## DATASET ENTRIES
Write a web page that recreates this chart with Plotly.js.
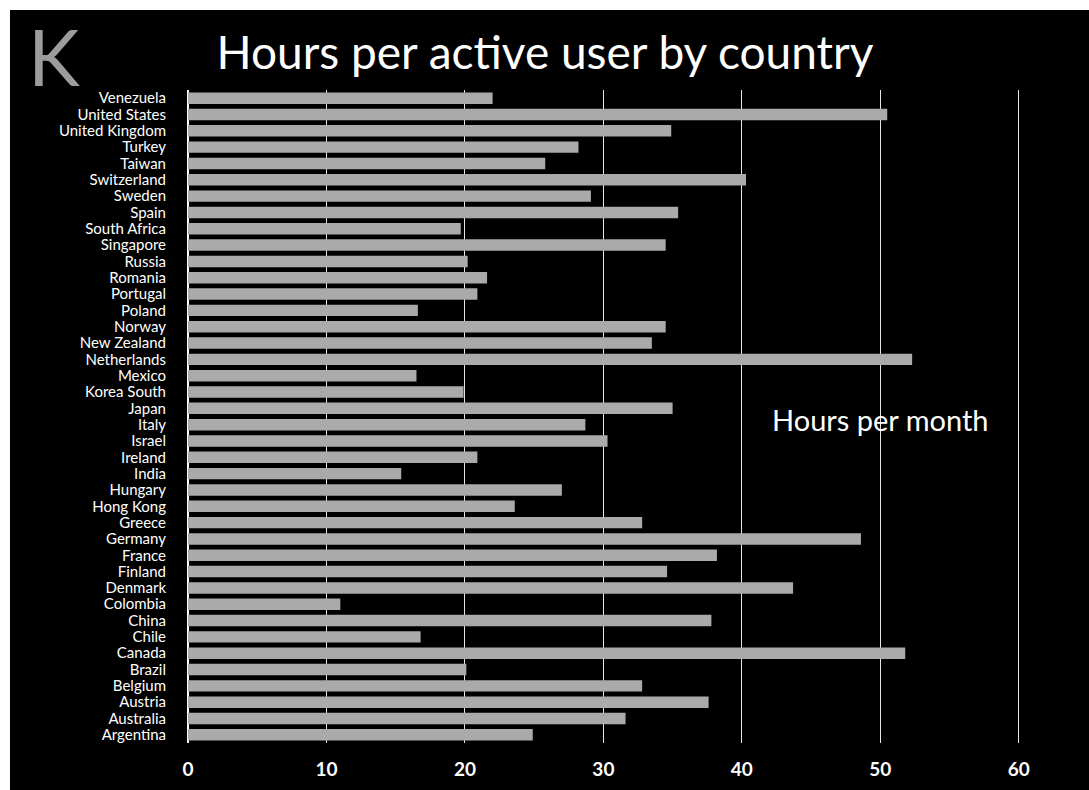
<!DOCTYPE html>
<html>
<head>
<meta charset="utf-8">
<script src="https://cdn.plot.ly/plotly-3.0.1.min.js"></script>
<style>
  html, body { margin: 0; padding: 0; background: #ffffff; }
  #chart { position: absolute; left: 0; top: 0; width: 1089px; height: 790px; }
</style>
</head>
<body>
<div id="chart"></div>
<script>
// Countries, listed from the top row of the chart down
const countries = [
  "Venezuela", "United States", "United Kingdom", "Turkey", "Taiwan",
  "Switzerland", "Sweden", "Spain", "South Africa", "Singapore",
  "Russia", "Romania", "Portugal", "Poland", "Norway",
  "New Zealand", "Netherlands", "Mexico", "Korea South", "Japan",
  "Italy", "Israel", "Ireland", "India", "Hungary",
  "Hong Kong", "Greece", "Germany", "France", "Finland",
  "Denmark", "Colombia", "China", "Chile", "Canada",
  "Brazil", "Belgium", "Austria", "Australia", "Argentina"
];

// Hours per month for each active user
const hoursPerMonth = [
  22.0, 50.5, 34.9, 28.2, 25.8,
  40.3, 29.1, 35.4, 19.7, 34.5,
  20.2, 21.6, 20.9, 16.6, 34.5,
  33.5, 52.3, 16.5, 19.9, 35.0,
  28.7, 30.3, 20.9, 15.4, 27.0,
  23.6, 32.8, 48.6, 38.2, 34.6,
  43.7, 11.0, 37.8, 16.8, 51.8,
  20.1, 32.8, 37.6, 31.6, 24.9
];

const xTicks = [0, 10, 20, 30, 40, 50, 60];

const FONT = "Lato, 'Open Sans', sans-serif";

const trace = {
  type: "bar",
  orientation: "h",
  x: hoursPerMonth,
  y: countries,
  marker: { color: "#aaaaaa", line: { width: 0 } },
  hoverinfo: "skip"
};

const layout = {
  width: 1089,
  height: 790,
  paper_bgcolor: "#ffffff",
  plot_bgcolor: "#000000",
  margin: { l: 188, r: 1, t: 90, b: 47 },
  bargap: 0.3,
  showlegend: false,
  title: {
    text: "Hours per active user by country",
    font: { family: FONT, size: 46, color: "#ffffff" },
    xref: "container", x: 0.5005, xanchor: "center",
    yref: "container", y: 0.933, yanchor: "middle"
  },
  // black slide panel behind the whole chart, leaving a thin white edge top and left
  shapes: [
    {
      type: "rect", layer: "below",
      xref: "paper", yref: "paper",
      x0: -0.1978, x1: 1.0012, y0: -0.0721, y1: 1.1226,
      fillcolor: "#000000", line: { width: 0 }
    }
  ],
  xaxis: {
    range: [0, 65],
    tickvals: xTicks,
    ticktext: xTicks.map(String),
    showgrid: true,
    gridcolor: "#e6e6e6",
    gridwidth: 1,
    zeroline: true,
    zerolinecolor: "#ffffff",
    zerolinewidth: 1,
    showline: false,
    ticks: "outside",
    ticklen: 9,
    tickcolor: "rgba(0,0,0,0)",
    tickfont: { family: FONT, size: 19, color: "#ffffff", weight: "bold" },
    fixedrange: true
  },
  yaxis: {
    type: "category",
    autorange: "reversed",
    tickmode: "array",
    tickvals: countries,
    ticktext: countries,
    showgrid: false,
    zeroline: false,
    showline: true,
    linecolor: "#ffffff",
    linewidth: 1,
    ticks: "outside",
    ticklen: 18,
    tickcolor: "rgba(0,0,0,0)",
    tickfont: { family: FONT, size: 15, color: "#ffffff" },
    fixedrange: true
  },
  annotations: [
    {
      text: "K",
      xref: "paper", yref: "paper",
      x: -0.18, y: 1.052,
      xanchor: "left", yanchor: "middle",
      showarrow: false,
      font: { family: FONT, size: 78, color: "#9c9c9c", weight: 400 }
    },
    {
      text: "Hours per month",
      xref: "paper", yref: "paper",
      x: 0.769, y: 0.495,
      xanchor: "center", yanchor: "middle",
      showarrow: false,
      font: { family: FONT, size: 29, color: "#ffffff" }
    }
  ]
};

Plotly.newPlot("chart", [trace], layout, { displayModeBar: false, staticPlot: true });
</script>
</body>
</html>
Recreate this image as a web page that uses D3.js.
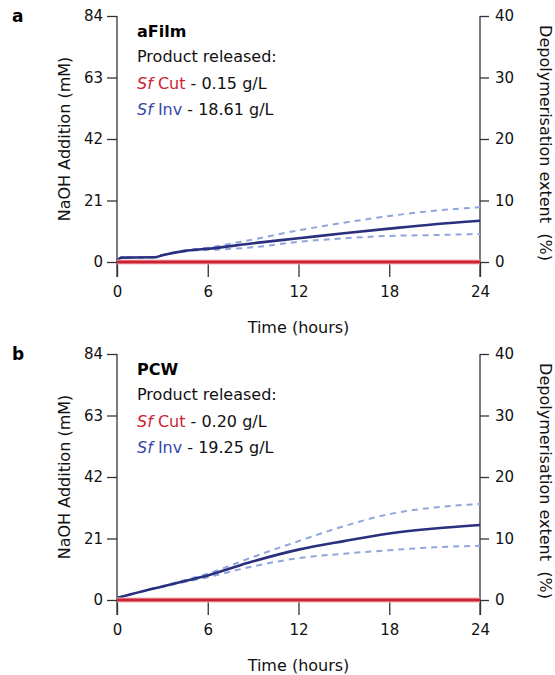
<!DOCTYPE html>
<html>
<head>
<meta charset="utf-8">
<script src="https://cdn.jsdelivr.net/npm/d3@7"></script>
<style>
  body { margin: 0; background: #fff; }
  text { font-family: "DejaVu Sans", Verdana, sans-serif; }
</style>
</head>
<body>
<svg id="chart" width="555" height="675"></svg>
<script>
// hours
var hours = [0, 0.3, 2.5, 3, 4.5, 6, 9, 12, 15, 18, 21, 24];

// aFilm, NaOH addition (mM)
var filmMean  = [0.4, 1.5, 1.6, 2.3, 3.8, 4.5, 6.4, 8.1, 9.8, 11.4, 12.9, 14.1];
var filmUpper = [0.4, 1.5, 1.6, 2.3, 3.9, 4.9, 7.7, 10.8, 13.4, 15.7, 17.5, 18.7];
var filmLower = [0.4, 1.5, 1.6, 2.3, 3.7, 4.1, 5.0, 6.9, 8.1, 8.9, 9.2, 9.6];

// PCW, NaOH addition (mM)
var pcwMean  = [0.7, 1.1, 4.0, 4.6, 6.5, 8.4, 13.2, 17.2, 20.1, 22.7, 24.4, 25.6];
var pcwUpper = [0.7, 1.1, 4.0, 4.7, 6.8, 9.0, 14.7, 20.1, 25.2, 29.3, 31.6, 32.8];
var pcwLower = [0.7, 1.1, 4.0, 4.5, 6.2, 7.8, 11.5, 14.3, 15.8, 17.0, 18.0, 18.5];

// Sf Cut released nothing measurable
var cutZero = hours.map(function () { return 0; });

var leftTicks = [0, 21, 42, 63, 84];
var rightTicks = [0, 10, 20, 30, 40];
var xTicks = [0, 6, 12, 18, 24];

var panels = [
  { letter: "a", name: "aFilm", cut: "0.15", inv: "18.61", top: 16,
    mean: filmMean, upper: filmUpper, lower: filmLower },
  { letter: "b", name: "PCW", cut: "0.20", inv: "19.25", top: 354,
    mean: pcwMean, upper: pcwUpper, lower: pcwLower }
];

var navy = "#2a2f7e", lightBlue = "#8ea6db", red = "#cc2233";
var left = 117, right = 480, h = 246;

var svg = d3.select("#chart");

var x = d3.scaleLinear().domain([0, 24]).range([left, right]);

panels.forEach(function (p) {
  var y = d3.scaleLinear().domain([0, 84]).range([p.top + h, p.top]);
  var yr = d3.scaleLinear().domain([0, 40]).range([p.top + h, p.top]);
  var g = svg.append("g");

  // x axis
  var xa = g.append("g")
    .attr("transform", "translate(0," + (p.top + h) + ")")
    .call(d3.axisBottom(x).tickValues(xTicks).tickSize(15).tickPadding(9));
  // left axis
  var ya = g.append("g")
    .attr("transform", "translate(" + left + ",0)")
    .call(d3.axisLeft(y).tickValues(leftTicks).tickSize(10).tickPadding(4));
  // right axis
  var yra = g.append("g")
    .attr("transform", "translate(" + right + ",0)")
    .call(d3.axisRight(yr).tickValues(rightTicks).tickSize(9).tickPadding(6));

  [xa, ya, yra].forEach(function (a) {
    a.select(".domain").attr("stroke", "#333").attr("stroke-width", 1.3);
    a.selectAll(".tick line").attr("stroke", "#333").attr("stroke-width", 1.3);
    a.selectAll(".tick text").attr("fill", "#111").style("font-size", "15px")
      .style("font-family", "DejaVu Sans, Verdana, sans-serif");
  });
  // vertical axes run down to the bottom of the x ticks
  ya.select(".domain").attr("d", "M0," + p.top + "V" + (p.top + h + 15));
  yra.select(".domain").attr("d", "M0," + p.top + "V" + (p.top + h + 15));
  xa.select(".domain").attr("d", "M" + left + ",0H" + right);

  var line = d3.line()
    .x(function (d, i) { return x(hours[i]); })
    .y(function (d) { return y(d); })
    .curve(d3.curveMonotoneX);

  [p.upper, p.lower].forEach(function (s) {
    g.append("path").datum(s).attr("d", line)
      .attr("fill", "none").attr("stroke", lightBlue)
      .attr("stroke-width", 2).attr("stroke-dasharray", "6,5");
  });
  g.append("path").datum(p.mean).attr("d", line)
    .attr("fill", "none").attr("stroke", navy).attr("stroke-width", 2.6);

  g.append("path").datum(cutZero).attr("d", line)
    .attr("fill", "none").attr("stroke", "#f3b8bd").attr("stroke-width", 5);
  g.append("path").datum(cutZero).attr("d", line)
    .attr("fill", "none").attr("stroke", red).attr("stroke-width", 3);

  // axis titles
  g.append("text")
    .attr("x", (left + right) / 2).attr("y", p.top + h + 71)
    .attr("text-anchor", "middle").style("font-size", "16px").attr("fill", "#111")
    .text("Time (hours)");
  g.append("text")
    .attr("transform", "translate(70," + (p.top + h / 2) + ") rotate(-90)")
    .attr("text-anchor", "middle").style("font-size", "16px").attr("fill", "#111")
    .text("NaOH Addition (mM)");
  g.append("text")
    .attr("transform", "translate(540," + (p.top + h / 2 + 4) + ") rotate(90)")
    .attr("text-anchor", "middle").style("font-size", "16px").attr("fill", "#111")
    .attr("xml:space", "preserve")
    .text("Depolymerisation extent  (%)");

  // panel letter
  g.append("text").attr("x", 12).attr("y", p.top + 6)
    .style("font-size", "17px").style("font-weight", "bold").text(p.letter);

  // annotation
  var tx = 137;
  g.append("text").attr("x", tx).attr("y", p.top + 21)
    .style("font-size", "16px").style("font-weight", "bold").text(p.name);
  g.append("text").attr("x", tx).attr("y", p.top + 46)
    .style("font-size", "16px").attr("fill", "#111").text("Product released:");
  var t1 = g.append("text").attr("x", tx).attr("y", p.top + 73).style("font-size", "16px");
  t1.append("tspan").attr("fill", red).style("font-style", "italic").text("Sf");
  t1.append("tspan").attr("fill", red).text(" Cut");
  t1.append("tspan").attr("fill", "#111").text(" - " + p.cut + " g/L");
  var t2 = g.append("text").attr("x", tx).attr("y", p.top + 99).style("font-size", "16px");
  t2.append("tspan").attr("fill", "#3a48a6").style("font-style", "italic").text("Sf");
  t2.append("tspan").attr("fill", "#3a48a6").text(" Inv");
  t2.append("tspan").attr("fill", "#111").text(" - " + p.inv + " g/L");
});
</script>
</body>
</html>
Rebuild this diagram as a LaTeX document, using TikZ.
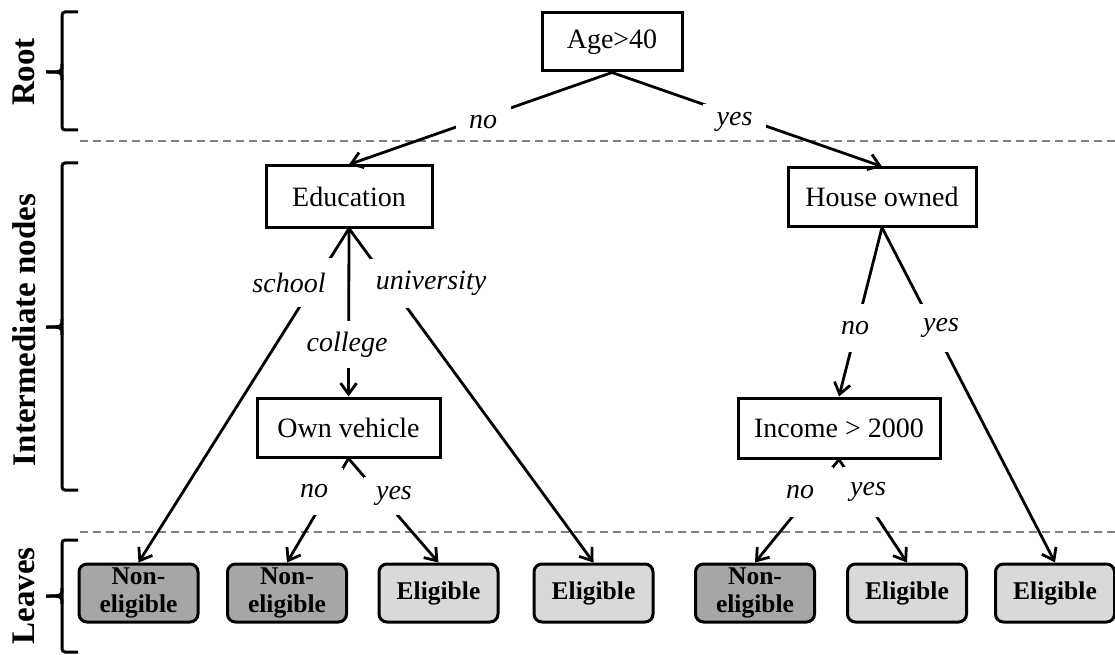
\documentclass[tikz,border=0pt]{standalone}
\usepackage{fontspec}
\setmainfont{Liberation Serif}
\usetikzlibrary{arrows.meta}
\definecolor{darkleaf}{HTML}{A6A6A6}
\definecolor{lightleaf}{HTML}{D9D9D9}
\begin{document}
\begin{tikzpicture}[x=1pt,y=-1pt,
  box/.style={draw, line width=3pt, fill=white, inner sep=0pt, font=\fontsize{28}{30}\selectfont},
  leaf/.style={draw, line width=3pt, rounded corners=8pt, minimum width=119pt, minimum height=58pt, inner sep=0pt, align=center, font=\fontsize{25.5}{28}\selectfont\bfseries},
  dark/.style={leaf, fill=darkleaf},
  light/.style={leaf, fill=lightleaf},
  arr/.style={line width=2.8pt, -{Straight Barb[length=11pt,width=16pt]}},
  lab/.style={fill=white, inner sep=0pt, font=\fontsize{28}{30}\selectfont\itshape},
  sepline/.style={gray, line width=1.5pt, dash pattern=on 8pt off 5pt},
  brc/.style={line width=3pt, rounded corners=3pt},
  side/.style={rotate=90, font=\fontsize{33}{35}\selectfont\bfseries}
]
\useasboundingbox (0,0) rectangle (1115,655);

% separators
\coordinate (s1a) at (80,141); \coordinate (s1b) at (1115,141);
\coordinate (s2a) at (80,532); \coordinate (s2b) at (1115,532);
\draw[sepline] (s1a) -- (s1b);
\draw[sepline] (s2a) -- (s2b);

% braces
\draw[brc] (78,12) -- (62,12) -- (62,130) -- (78,130);
\draw[brc] (62,64) .. controls (62,72) .. (46,72);
\draw[brc] (62,80) .. controls (62,72) .. (46,72);
\draw[brc] (78,163) -- (62,163) -- (62,490) -- (78,490);
\draw[brc] (62,319) .. controls (62,327) .. (46,327);
\draw[brc] (62,335) .. controls (62,327) .. (46,327);
\draw[brc] (78,540) -- (62,540) -- (62,652) -- (78,652);
\draw[brc] (62,588) .. controls (62,596) .. (46,596);
\draw[brc] (62,604) .. controls (62,596) .. (46,596);

\node[side] (troot) at (24,72) {Root};
\node[side] (tint) at (24,330) {Intermediate nodes};
\node[side] (tleaf) at (24,596) {Leaves};

% decision nodes
\node[box, minimum width=140pt, minimum height=58pt] (age) at (612,42) {Age>40};
\node[box, minimum width=166pt, minimum height=61pt] (edu) at (349,196.5) {Education};
\node[box, minimum width=188pt, minimum height=58pt] (house) at (882,197) {House owned};
\node[box, minimum width=183pt, minimum height=59pt] (veh) at (348.5,427.5) {Own vehicle};
\node[box, minimum width=202pt, minimum height=60pt] (inc) at (839,428) {Income > 2000};

% leaves
\node[dark] (l1) at (138.5,593) {Non-\\eligible};
\node[dark] (l2) at (287,593) {Non-\\eligible};
\node[light] (l3) at (438.5,593) {Eligible};
\node[light] (l4) at (593.5,593) {Eligible};
\node[dark] (l5) at (755,593) {Non-\\eligible};
\node[light] (l6) at (907,593) {Eligible};
\node[light] (l7) at (1055,593) {Eligible};

% connectors
\draw[arr] (age.south) -- (edu.north);
\draw[arr] (age.south) -- (house.north);
\draw[arr] (edu.south) -- (l1.north);
\draw[arr] (edu.south) -- (veh.north);
\draw[arr] (edu.south) -- (l4.north);
\draw[arr] (house.south) -- (inc.north);
\draw[arr] (house.south) -- (l7.north);
\draw[arr] (veh.south) -- (l2.north);
\draw[arr] (veh.south) -- (l3.north);
\draw[arr] (inc.south) -- (l5.north);
\draw[arr] (inc.south) -- (l6.north);

% labels
\node[lab, minimum width=55pt, minimum height=36pt] (tno) at (483,122) {no};
\node[lab, minimum width=63pt, minimum height=36pt] (tyes) at (734.5,122) {yes};
\node[lab, minimum width=86pt, minimum height=49pt] (tschool) at (289,282.5) {school};
\node[lab, minimum width=90pt, minimum height=47pt] (tcollege) at (347,344.5) {college};
\node[lab, minimum width=122pt, minimum height=49pt] (tuni) at (431,283.5) {university};
\node[lab, minimum width=40pt, minimum height=48pt] (hno) at (855,328) {no};
\node[lab, minimum width=44pt, minimum height=48pt] (hyes) at (941,328) {yes};
\node[lab, minimum width=58pt, minimum height=47pt] (vno) at (314,491.5) {no};
\node[lab, minimum width=60pt, minimum height=38pt] (vyes) at (394,496) {yes};
\node[lab, minimum width=66pt, minimum height=50pt] (ino) at (800,492) {no};
\node[lab, minimum width=50pt, minimum height=50pt] (iyes) at (868,492) {yes};
\end{tikzpicture}
\end{document}
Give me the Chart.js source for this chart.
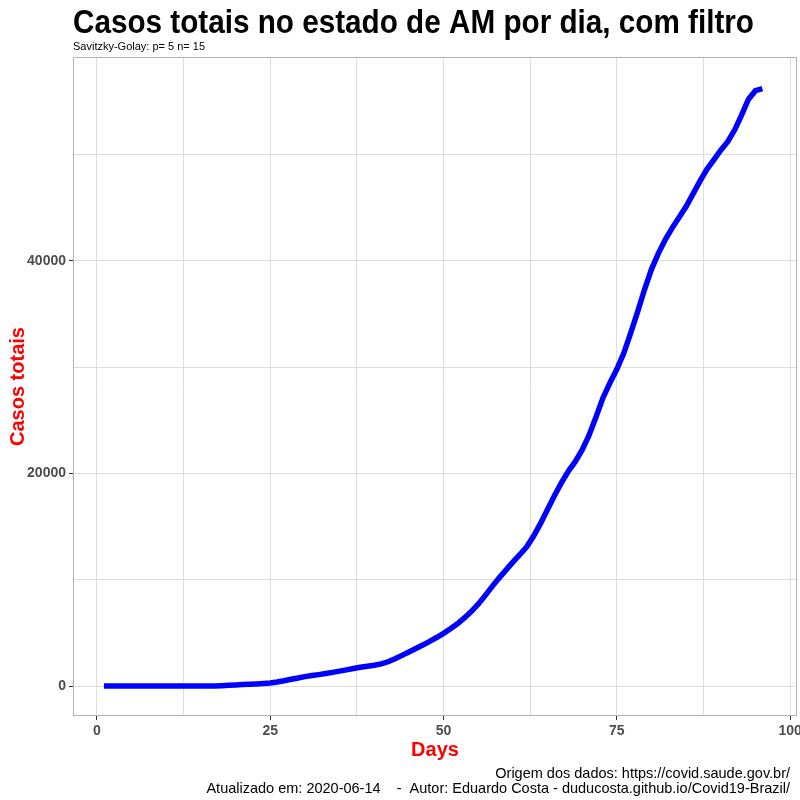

## WHAT THE EXERCISE ASKS
Search the listing for the string "that". Copy each line where it turns up.

## REPLY TO THE EXERCISE
Write a web page that recreates this chart with Plotly.js.
Recreate this image as a web page that uses D3.js.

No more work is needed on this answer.